# My Halloween!



## CFD318 (Sep 14, 2010)




----------



## halloween71 (Apr 22, 2007)

Everything looks awesome


----------



## SLCGirl (Jul 23, 2020)

Thanks for this post! I was just now browsing for ideas for our party.


----------



## Malicious (Sep 8, 2014)

The rat! did that once with a face form ....but the rat! that is epic


----------



## MasqAddikt (Jun 19, 2019)

Very cool. What you did with the rat is hilarious


----------



## CFD318 (Sep 14, 2010)

Malicious said:


> The rat! did that once with a face form ....but the rat! that is epic


Thank You …. Got a bunch of comments at the party for that rat! Lol


MasqAddikt said:


> Very cool.

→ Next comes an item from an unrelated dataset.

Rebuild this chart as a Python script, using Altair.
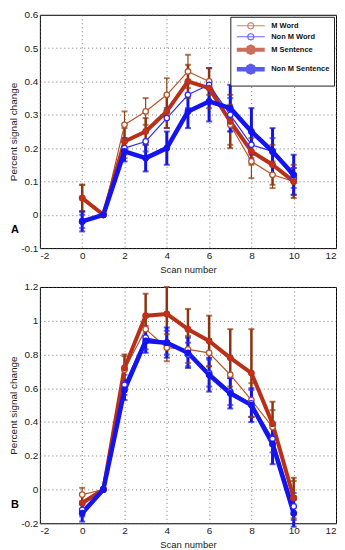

What you did with the rat is hilarious


Thanks


----------



## darryl (Oct 10, 2007)

Fantastic!! Makes me miss the epic Halloween parties I used to have back in the day


----------



## Rexracer1129 (6 mo ago)

CFD318 said:


> View attachment 755176
> View attachment 755176
> View attachment 755177
> View attachment 755178
> ...


Love the cheese platter and the column with the skulls. I am envisioning making something similar to that w/cardboard boxes this year.


----------